Virginia Gov. Tim Kaine announced last week that the prison would be closed. 116 people will lose their jobs.
Edwards said area farmers could also benefit from the ethanol plant.
“We don’t grow much corn here,” Edwards said. “It’s a drop in the bucket. But maybe now some farmers will grow corn. They wouldn’t have to pay for all of that freight. They would have a market for corn.”
Edwards said that he hadn’t spoken to any farmers about rotating corn into the crops they grow, but said that for the last two or three years corn has been earning a good market price.
Referring to farmers, Edwards said, “I ultimately think it would be good for them to jump on the bandwagon.”
Southampton County was apparently not in the running for the ethanol plant.
“Not to my knowledge,” John Smolak, president and CEO of Franklin Southampton Economic Development Inc. said, when asked if ECE ever considered Southampton County.
“There have been several ethanol projects moving through the state, but I don’t think I’ve ever spoken to anyone with (ECE),” Smolak said.
Smolak could not confirm if any economic development officials at the state level had ever met with ECE.
When asked if the ethanol plant could have been built in Franklin or Southampton County, Smolak said, “Certainly we could have explored that possibility.”
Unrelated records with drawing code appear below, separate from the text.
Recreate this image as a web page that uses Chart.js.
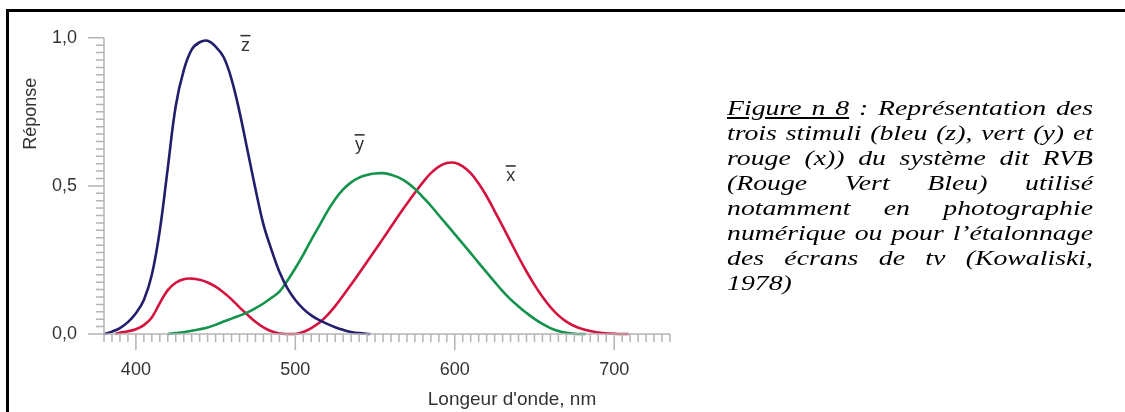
<!DOCTYPE html>
<html>
<head>
<meta charset="utf-8">
<script src="https://cdn.jsdelivr.net/npm/chart.js@4.4.0/dist/chart.umd.min.js"></script>
<style>
  html, body { margin: 0; padding: 0; background: #fff; }
  body { position: relative; width: 1125px; height: 412px; overflow: hidden; }
  #frame { position: absolute; left: 6px; top: 9px; width: 1130px; height: 420px;
           border-left: 3px solid #000; border-top: 3px solid #000; box-sizing: border-box; }
  #chart-box { position: absolute; left: 0; top: 0; width: 700px; height: 412px; }
  /* the caption in the scan is stretched sideways, so squeeze the box and scale it back out */
  #caption { position: absolute; left: 727px; top: 95px; width: 290px;
             transform: scaleX(1.262); transform-origin: 0 0;
             font-family: "Liberation Serif", "Times New Roman", serif; font-style: italic;
             font-size: 22px; line-height: 25px; color: #000; }
  #caption div { text-align: justify; text-align-last: justify; }
  #caption div.last { text-align: left; text-align-last: left; }
</style>
</head>
<body>
<div id="chart-box"><canvas id="cie-chart"></canvas></div>
<div id="frame"></div>
<div id="caption">
  <div><u>Figure n 8</u> : Représentation des</div>
  <div>trois stimuli (bleu (z), vert (y) et</div>
  <div>rouge (x)) du système dit RVB</div>
  <div>(Rouge Vert Bleu) utilisé</div>
  <div>notamment en photographie</div>
  <div>numérique ou pour l’étalonnage</div>
  <div>des écrans de tv (Kowaliski,</div>
  <div class="last">1978)</div>
</div>
<script>
// z bar (blue)
const zWavelengths = [380, 385, 390, 395, 400, 405, 410, 415, 420, 425, 430, 435, 440, 445, 450, 455, 460,
  465, 470, 475, 480, 485, 490, 495, 500, 505, 510, 515, 520, 525, 530, 535, 540, 547];
const zValues = [0, 0.008, 0.02, 0.04, 0.07, 0.115, 0.2, 0.35, 0.56, 0.77, 0.89, 0.96, 0.985, 0.99, 0.97, 0.935, 0.86,
  0.75, 0.62, 0.49, 0.37, 0.285, 0.21, 0.155, 0.115, 0.085, 0.063, 0.047, 0.034, 0.023, 0.014, 0.007, 0.003, 0];

// y bar (green)
const yWavelengths = [420, 425, 430, 435, 440, 445, 450, 455, 460, 465, 470, 475, 480, 485, 490, 495, 500,
  505, 510, 515, 520, 525, 530, 535, 540, 545, 550, 555, 560, 565, 570, 575, 580, 585, 590, 595, 600,
  605, 610, 615, 620, 625, 630, 635, 640, 645, 650, 655, 660, 665, 670, 675, 682];
const yValues = [0, 0.003, 0.006, 0.011, 0.016, 0.022, 0.031, 0.042, 0.052, 0.062, 0.073, 0.087, 0.103, 0.122, 0.143, 0.18, 0.222,
  0.268, 0.318, 0.365, 0.413, 0.455, 0.488, 0.512, 0.528, 0.537, 0.542, 0.543, 0.538, 0.528, 0.512, 0.49, 0.462, 0.433, 0.401, 0.369, 0.337,
  0.305, 0.273, 0.24, 0.208, 0.176, 0.145, 0.117, 0.093, 0.071, 0.051, 0.034, 0.02, 0.01, 0.004, 0.001, 0];

// x bar (red)
const xWavelengths = [387, 390, 395, 400, 405, 410, 415, 420, 425, 430, 435, 440, 445, 450, 455, 460, 465,
  470, 475, 480, 485, 490, 495, 500, 505, 510, 515, 520, 525, 530, 535, 540, 545, 550, 555, 560, 565,
  570, 575, 580, 585, 590, 595, 600, 605, 610, 615, 620, 625, 630, 635, 640, 645, 650, 655, 660, 665,
  670, 675, 680, 685, 690, 700, 709];
const xValues = [0, 0.004, 0.009, 0.016, 0.03, 0.056, 0.104, 0.148, 0.173, 0.185, 0.187, 0.183, 0.174, 0.16, 0.14, 0.117, 0.09,
  0.065, 0.041, 0.022, 0.009, 0.002, 0, 0, 0.007, 0.02, 0.038, 0.063, 0.094, 0.13, 0.167, 0.205, 0.244, 0.283, 0.322, 0.362, 0.402,
  0.44, 0.477, 0.512, 0.543, 0.565, 0.577, 0.578, 0.566, 0.543, 0.508, 0.465, 0.415, 0.364, 0.312, 0.26, 0.211, 0.166, 0.126, 0.091, 0.063,
  0.042, 0.027, 0.017, 0.01, 0.005, 0.001, 0];

const xTickValues = [400, 500, 600, 700];
const yTickValues = [0, 0.5, 1];
const xTitle = "Longeur d'onde, nm";
const yTitle = 'Réponse';
const curveNames = ['z', 'y', 'x'];
const curveLabelWavelengths = [468.7, 540.3, 635.1];
const curveLabelValues = [0.955, 0.62, 0.515];

const axisColor = '#b4b4b4';
const textColor = '#333333';
const fontFamily = '"Liberation Sans", Arial, sans-serif';

function toPoints(wl, vals) {
  return wl.map((w, i) => ({ x: w, y: vals[i] }));
}

const axisPlugin = {
  id: 'axisDecor',
  afterDraw(chart) {
    const ctx = chart.ctx;
    const xs = chart.scales.x;
    const ys = chart.scales.y;
    const area = chart.chartArea;
    ctx.save();
    ctx.strokeStyle = axisColor;
    ctx.lineWidth = 1.5;
    ctx.beginPath();
    // axis lines
    ctx.moveTo(area.left, area.top);
    ctx.lineTo(area.left, area.bottom);
    ctx.moveTo(area.left, area.bottom);
    ctx.lineTo(area.right, area.bottom);
    // x ticks every 5 nm
    for (let v = xs.min; v <= xs.max; v += 5) {
      const px = xs.getPixelForValue(v);
      const len = v % 100 === 0 ? 16 : 8;
      ctx.moveTo(px, area.bottom);
      ctx.lineTo(px, area.bottom + len);
    }
    // y ticks every 0.025
    for (let i = 0; i <= 40; i++) {
      const py = ys.getPixelForValue(i * 0.025);
      const len = i % 20 === 0 ? 16 : 8;
      ctx.moveTo(area.left - len, py);
      ctx.lineTo(area.left, py);
    }
    ctx.stroke();

    // axis titles
    ctx.fillStyle = textColor;
    ctx.textAlign = 'center';
    ctx.textBaseline = 'alphabetic';
    ctx.font = '19px ' + fontFamily;
    ctx.fillText(xTitle, area.left + 408, area.bottom + 71);
    ctx.font = '18px ' + fontFamily;
    ctx.save();
    ctx.translate(area.left - 73, area.top + 76);
    ctx.rotate(-Math.PI / 2);
    ctx.textBaseline = 'middle';
    ctx.fillText(yTitle, 0, 0);
    ctx.restore();

    // curve names with an overbar
    ctx.lineWidth = 1.6;
    ctx.strokeStyle = textColor;
    curveNames.forEach((name, i) => {
      const px = xs.getPixelForValue(curveLabelWavelengths[i]);
      const py = ys.getPixelForValue(curveLabelValues[i]);
      ctx.fillText(name, px, py);
      ctx.beginPath();
      ctx.moveTo(px - 5, py - 15.5);
      ctx.lineTo(px + 5, py - 15.5);
      ctx.stroke();
    });
    ctx.restore();
  }
};

const ctx = document.getElementById('cie-chart');
new Chart(ctx, {
  type: 'line',
  data: {
    datasets: [
      { label: 'z', data: toPoints(zWavelengths, zValues), borderColor: '#221e6c' },
      { label: 'y', data: toPoints(yWavelengths, yValues), borderColor: '#13934c' },
      { label: 'x', data: toPoints(xWavelengths, xValues), borderColor: '#d3123f' }
    ]
  },
  options: {
    responsive: true,
    maintainAspectRatio: false,
    animation: false,
    layout: { padding: { left: 0, right: 30, top: 32, bottom: 0 } },
    elements: {
      point: { radius: 0 },
      line: { borderWidth: 2.6, tension: 0.4, fill: false }
    },
    datasets: { line: { clip: false } },
    plugins: {
      legend: { display: false },
      tooltip: { enabled: false }
    },
    scales: {
      x: {
        type: 'linear',
        min: 380,
        max: 735,
        afterBuildTicks: (scale) => { scale.ticks = xTickValues.map(v => ({ value: v })); },
        afterFit: (scale) => { scale.height = 78; },
        grid: { display: false, drawTicks: false },
        border: { display: false },
        ticks: { padding: 25, color: textColor, font: { family: fontFamily, size: 18 } }
      },
      y: {
        min: 0,
        max: 1,
        afterBuildTicks: (scale) => { scale.ticks = yTickValues.map(v => ({ value: v })); },
        afterFit: (scale) => { scale.width = 104; },
        grid: { display: false, drawTicks: false },
        border: { display: false },
        ticks: {
          padding: 27,
          color: textColor,
          font: { family: fontFamily, size: 18 },
          callback: (v) => v.toFixed(1).replace('.', ',')
        }
      }
    }
  },
  plugins: [axisPlugin]
});
</script>
</body>
</html>
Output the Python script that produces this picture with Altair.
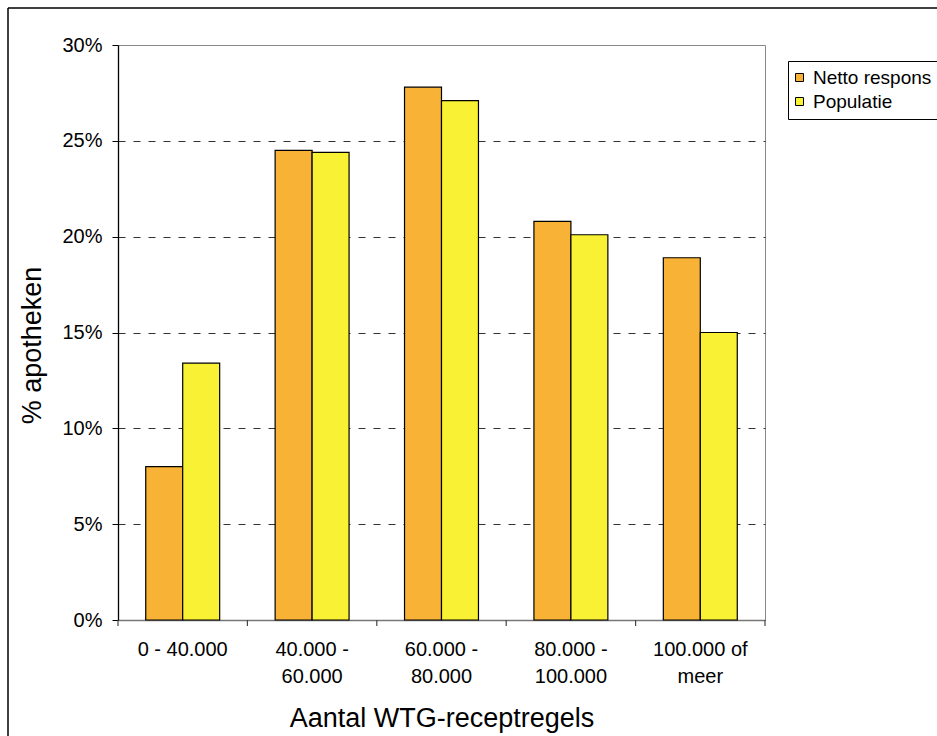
import altair as alt
import pandas as pd

# Share of pharmacies per class of WTG prescription lines
categories = [
    "0 - 40.000",
    "40.000 -\n60.000",
    "60.000 -\n80.000",
    "80.000 -\n100.000",
    "100.000 of\nmeer",
]
series = ["Netto respons", "Populatie"]
netto_respons = [8.0, 24.5, 27.8, 20.8, 18.9]
populatie = [13.4, 24.4, 27.1, 20.1, 15.0]
y_ticks = [0, 5, 10, 15, 20, 25, 30]
colors = ["#F8B235", "#F9F134"]

rows = []
for cat, a, b in zip(categories, netto_respons, populatie):
    rows.append({"cat": cat, "serie": series[0], "value": a})
    rows.append({"cat": cat, "serie": series[1], "value": b})
df = pd.DataFrame(rows)
cat_df = pd.DataFrame({"cat": categories})
last_df = pd.DataFrame({"cat": categories[-1:]})
one = pd.DataFrame({"k": [0]})

FONT = "Liberation Sans"
W, H = 647, 575

x_scale = alt.Scale(domain=categories, paddingInner=0, paddingOuter=0)

bars = (
    alt.Chart(df)
    .mark_bar(stroke="black", strokeWidth=1.2)
    .encode(
        x=alt.X(
            "cat:N",
            sort=categories,
            scale=x_scale,
            axis=alt.Axis(
                title="Aantal WTG-receptregels",
                titleFontSize=27,
                titleFontWeight="normal",
                titleFont=FONT,
                titleColor="black",
                titleY=106,
                titleBaseline="alphabetic",
                labelAngle=0,
                labelFont=FONT,
                labelFontSize=20,
                labelColor="black",
                labelLineHeight=27,
                labelPadding=19,
                labelExpr="split(datum.label, '\\n')",
                ticks=False,
                domainColor="#777777",
                domainWidth=1.5,
                grid=False,
            ),
        ),
        xOffset=alt.XOffset(
            "serie:N",
            sort=series,
            scale=alt.Scale(domain=series, paddingInner=0, paddingOuter=0.75),
        ),
        y=alt.Y(
            "value:Q",
            stack=None,
            scale=alt.Scale(domain=[0, 30], nice=False),
            axis=alt.Axis(
                title="% apotheken",
                titleFontSize=27,
                titleFontWeight="normal",
                titleFont=FONT,
                titleColor="black",
                titleX=-86,
                titleY=300,
                titleAlign="center",
                titleBaseline="middle",
                values=y_ticks,
                labelExpr="datum.value + '%'",
                labelFont=FONT,
                labelFontSize=20,
                labelColor="black",
                labelPadding=10,
                tickSize=6,
                tickColor="black",
                domainColor="black",
                domainWidth=1.3,
                grid=True,
                gridColor="#333333",
                gridDash=[7, 8],
                gridWidth=1,
                gridOpacity={
                    "condition": {"test": "datum.value > 0 && datum.value < 30", "value": 1},
                    "value": 0,
                },
            ),
        ),
        color=alt.Color(
            "serie:N",
            sort=series,
            scale=alt.Scale(domain=series, range=colors),
            legend=alt.Legend(
                title=None,
                orient="none",
                legendX=670,
                legendY=16,
                direction="vertical",
                symbolType="square",
                symbolSize=64,
                symbolStrokeColor="black",
                symbolStrokeWidth=1,
                symbolOffset=-5,
                labelFont=FONT,
                labelFontSize=19,
                labelColor="black",
                labelOffset=4,
                rowPadding=4,
                padding=7,
                fillColor="white",
                strokeColor="black",
            ),
        ),
    )
)

# category separator ticks below the x axis
sep_ticks = (
    alt.Chart(cat_df)
    .mark_rule(color="#444444", strokeWidth=1.2)
    .encode(
        x=alt.X("cat:N", sort=categories, scale=x_scale, bandPosition=0),
        y=alt.value(H),
        y2=alt.value(H + 6),
    )
)
end_tick = (
    alt.Chart(last_df)
    .mark_rule(color="#444444", strokeWidth=1.2)
    .encode(
        x=alt.X("cat:N", sort=categories, scale=x_scale, bandPosition=1),
        y=alt.value(H),
        y2=alt.value(H + 6),
    )
)

# outer frame of the chart
frame_left = (
    alt.Chart(one)
    .mark_rule(color="black", strokeWidth=1.5)
    .encode(x=alt.value(-110), y=alt.value(-37), y2=alt.value(720))
)
frame_top = (
    alt.Chart(one)
    .mark_rule(color="black", strokeWidth=1.5)
    .encode(x=alt.value(-110), x2=alt.value(830), y=alt.value(-37))
)

chart = (
    alt.layer(bars, sep_ticks, end_tick, frame_left, frame_top)
    .properties(
        width=W,
        height=H,
        autosize=alt.AutoSizeParams(type="none"),
        padding={"left": 118, "top": 45, "right": 172, "bottom": 116},
        background="white",
    )
    .configure_view(stroke="#888888", strokeWidth=1)
)

chart.save("out.html", embed_options={"renderer": "svg", "actions": False})
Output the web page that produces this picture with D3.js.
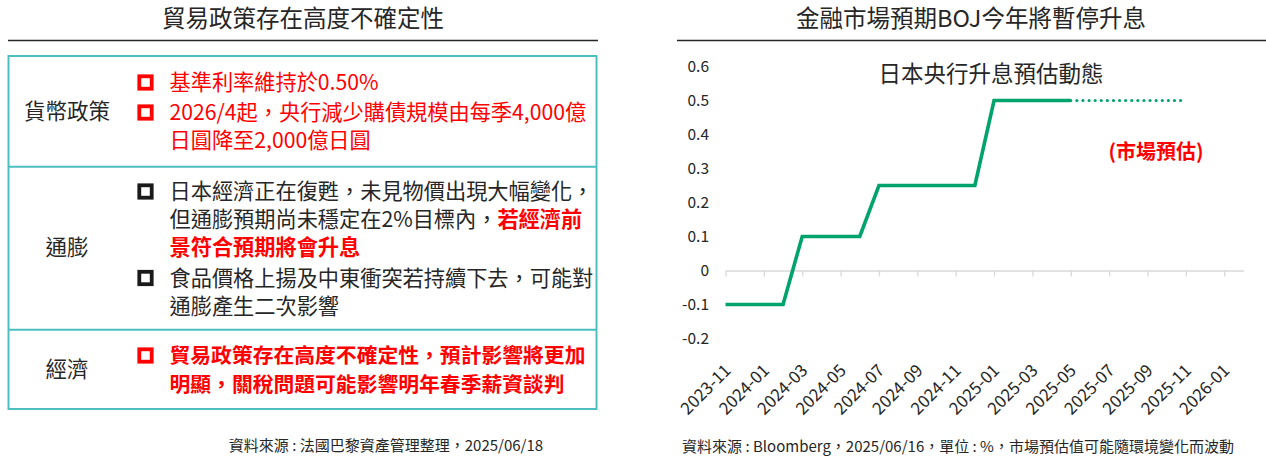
<!DOCTYPE html>
<html>
<head>
<meta charset="utf-8">
<script src="https://cdn.jsdelivr.net/npm/d3@7/dist/d3.min.js"></script>
<style>
  html, body { margin: 0; padding: 0; background: #fff; }
  svg { display: block; }
  text { font-family: "Noto Sans CJK TC", "Noto Sans", sans-serif; }
</style>
</head>
<body>
<svg id="chart" width="1266" height="457"></svg>
<script>
// ---------- Data ----------
const leftTitle = "貿易政策存在高度不確定性";
const rightTitle = "金融市場預期BOJ今年將暫停升息";
const chartSubtitle = "日本央行升息預估動態";
const forecastLabel = "(市場預估)";
const leftSource = "資料來源 : 法國巴黎資產管理整理，2025/06/18";
const rightSource = "資料來源 : Bloomberg，2025/06/16，單位 : %，市場預估值可能隨環境變化而波動";

const rowLabels = ["貨幣政策", "通膨", "經濟"];
// each bullet: lines; each line = list of [text, isRed, isBold]
const bulletRed = [true, true, false, false, true];
const bulletLines = [
  [[["基準利率維持於0.50%", true, false]]],
  [[["2026/4起，央行減少購債規模由每季4,000億", true, false]],
   [["日圓降至2,000億日圓", true, false]]],
  [[["日本經濟正在復甦，未見物價出現大幅變化，", false, false]],
   [["但通膨預期尚未穩定在2%目標內，", false, false], ["若經濟前", true, true]],
   [["景符合預期將會升息", true, true]]],
  [[["食品價格上揚及中東衝突若持續下去，可能對", false, false]],
   [["通膨產生二次影響", false, false]]],
  [[["貿易政策存在高度不確定性，預計影響將更加", true, true]],
   [["明顯，關稅問題可能影響明年春季薪資談判", true, true]]]
];

const months = ["2023-11","2023-12","2024-01","2024-02","2024-03","2024-04","2024-05","2024-06",
  "2024-07","2024-08","2024-09","2024-10","2024-11","2024-12","2025-01","2025-02","2025-03",
  "2025-04","2025-05","2025-06","2025-07","2025-08","2025-09","2025-10","2025-11","2025-12",
  "2026-01","2026-02"];
const tickLabels = ["2023-11","2024-01","2024-03","2024-05","2024-07","2024-09","2024-11",
  "2025-01","2025-03","2025-05","2025-07","2025-09","2025-11","2026-01"];
const actualMonths = ["2023-11","2023-12","2024-01","2024-02","2024-03","2024-04","2024-05",
  "2024-06","2024-07","2024-08","2024-09","2024-10","2024-11","2024-12","2025-01","2025-02",
  "2025-03","2025-04","2025-05"];
const actualRates = [-0.1,-0.1,-0.1,-0.1,0.1,0.1,0.1,0.1,0.25,0.25,0.25,0.25,0.25,0.25,0.5,0.5,0.5,0.5,0.5];
const forecastMonths = ["2025-05","2025-06","2025-07","2025-08","2025-09","2025-10","2025-11"];
const forecastRates = [0.5,0.5,0.5,0.5,0.5,0.5,0.5];
const yTicks = [-0.2,-0.1,0,0.1,0.2,0.3,0.4,0.5,0.6];

// ---------- Styles ----------
const dark = "#262626";
const red = "#FF0000";
const teal = "#4DBFC1";
const green = "#00A36C";

const svg = d3.select("#chart");

// ---------- Left panel ----------
svg.append("text").attr("x", 303).attr("y", 19).attr("dy", "0.36em")
  .attr("text-anchor", "middle").attr("font-size", 23.5).attr("fill", dark).text(leftTitle);
svg.append("line").attr("x1", 8).attr("x2", 598).attr("y1", 40.5).attr("y2", 40.5)
  .attr("stroke", dark).attr("stroke-width", 1.6);

const tableTop = 56, tableBottom = 409, tableLeft = 8.5, tableRight = 596.5;
const rowSeps = [166.7, 329.7];
svg.append("rect").attr("x", tableLeft).attr("y", tableTop)
  .attr("width", tableRight - tableLeft).attr("height", tableBottom - tableTop)
  .attr("fill", "none").attr("stroke", teal).attr("stroke-width", 2);
svg.selectAll("line.sep").data(rowSeps).join("line").attr("class", "sep")
  .attr("x1", tableLeft).attr("x2", tableRight).attr("y1", d => d).attr("y2", d => d)
  .attr("stroke", teal).attr("stroke-width", 2);

const labelY = [111, 247.5, 369.5];
svg.selectAll("text.rowlabel").data(rowLabels).join("text").attr("class", "rowlabel")
  .attr("x", 67).attr("y", (d, i) => labelY[i]).attr("dy", "0.36em")
  .attr("text-anchor", "middle").attr("font-size", 21.5).attr("fill", dark).text(d => d);

const bulletLineY = [
  [82.5],
  [112.5, 140.7],
  [191.5, 219.5, 247.5],
  [278, 306],
  [355.5, 384.3]
];
const bulletFont = [21.2, 21.2, 21.2, 21.2, 20.8];
bulletLines.forEach((lines, b) => {
  const c = bulletRed[b] ? red : "#1a1a1a";
  const y0 = bulletLineY[b][0];
  svg.append("rect").attr("x", 139.3).attr("y", y0 - 6.2)
    .attr("width", 12.4).attr("height", 12.4)
    .attr("fill", "none").attr("stroke", c).attr("stroke-width", 3.8);
  lines.forEach((segs, li) => {
    const t = svg.append("text").attr("x", 169.5).attr("y", bulletLineY[b][li]).attr("dy", "0.36em")
      .attr("font-size", bulletFont[b]);
    segs.forEach(s => {
      t.append("tspan").attr("fill", s[1] ? red : dark)
        .attr("font-weight", s[2] ? 700 : 400).text(s[0]);
    });
  });
});

svg.append("text").attr("x", 386).attr("y", 446).attr("dy", "0.36em")
  .attr("text-anchor", "middle").attr("font-size", 15).attr("fill", dark).text(leftSource);

// ---------- Right panel ----------
svg.append("text").attr("x", 971).attr("y", 19).attr("dy", "0.36em")
  .attr("text-anchor", "middle").attr("font-size", 23.5).attr("fill", dark).text(rightTitle);
svg.append("line").attr("x1", 677).attr("x2", 1266).attr("y1", 40.5).attr("y2", 40.5)
  .attr("stroke", dark).attr("stroke-width", 1.6);

const x = d3.scalePoint().domain(months).range([725.5, 1243.4]).padding(0);
const y = d3.scaleLinear().domain([-0.2, 0.6]).range([338.5, 66.5]);

const zeroAxis = svg.append("g").attr("transform", `translate(0,${y(0)})`)
  .call(d3.axisBottom(x).tickValues(tickLabels).tickSize(6).tickSizeOuter(0).tickFormat(""));
zeroAxis.select(".domain").attr("stroke", "#d9d9d9").attr("stroke-width", 1.3);
zeroAxis.selectAll(".tick line").attr("stroke", "#d9d9d9").attr("stroke-width", 1.3);

const labelAxis = svg.append("g").attr("transform", `translate(0,${y(-0.2)})`)
  .call(d3.axisBottom(x).tickValues(tickLabels).tickSize(0).tickPadding(0));
labelAxis.select(".domain").remove();
labelAxis.selectAll(".tick text")
  .attr("font-size", 17).attr("fill", dark)
  .attr("font-family", "'Noto Sans CJK TC', sans-serif")
  .attr("text-anchor", "end")
  .attr("dy", null).attr("y", null)
  .attr("transform", "translate(6,33) rotate(-45)");

const yAxis = svg.append("g").attr("transform", "translate(709,0)")
  .call(d3.axisLeft(y).tickValues(yTicks).tickSize(0).tickPadding(0)
    .tickFormat(d => Math.abs(d) < 1e-9 ? "0" : d.toFixed(1)));
yAxis.select(".domain").remove();
yAxis.selectAll(".tick text").attr("font-size", 15.5).attr("fill", dark)
  .attr("font-family", "'Noto Sans CJK TC', sans-serif");

const line = d3.line().x(d => x(d[0])).y(d => y(d[1]));
svg.append("path").datum(actualMonths.map((m, i) => [m, actualRates[i]]))
  .attr("d", line).attr("fill", "none").attr("stroke", green)
  .attr("stroke-width", 3.6).attr("stroke-linejoin", "miter");
svg.append("path").datum(forecastMonths.map((m, i) => [m, forecastRates[i]]))
  .attr("d", line).attr("fill", "none").attr("stroke", green)
  .attr("stroke-width", 3.2).attr("stroke-linecap", "round")
  .attr("stroke-dasharray", "0 6.1");

svg.append("text").attr("x", 991).attr("y", 74).attr("dy", "0.36em")
  .attr("text-anchor", "middle").attr("font-size", 22.5).attr("fill", dark).text(chartSubtitle);
svg.append("text").attr("x", 1156).attr("y", 152).attr("dy", "0.36em")
  .attr("text-anchor", "middle").attr("font-size", 20).attr("font-weight", 700)
  .attr("fill", red).text(forecastLabel);

svg.append("text").attr("x", 958).attr("y", 447).attr("dy", "0.36em")
  .attr("text-anchor", "middle").attr("font-size", 15).attr("fill", dark).text(rightSource);
</script>
</body>
</html>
But Smolak is hopeful that people from this area would get jobs at the Seaboard facility.
“That’s a fairly easy commute,” Smolak said. “That’s a reasonable commute. Some people are already driving 15 to 30 miles for work. People living in the Boykins area should be able to take advantage of this opportunity.”
Fagen Inc., a company based in Granite Falls, Minn., will design and build the Seaboard plant, according to ECE.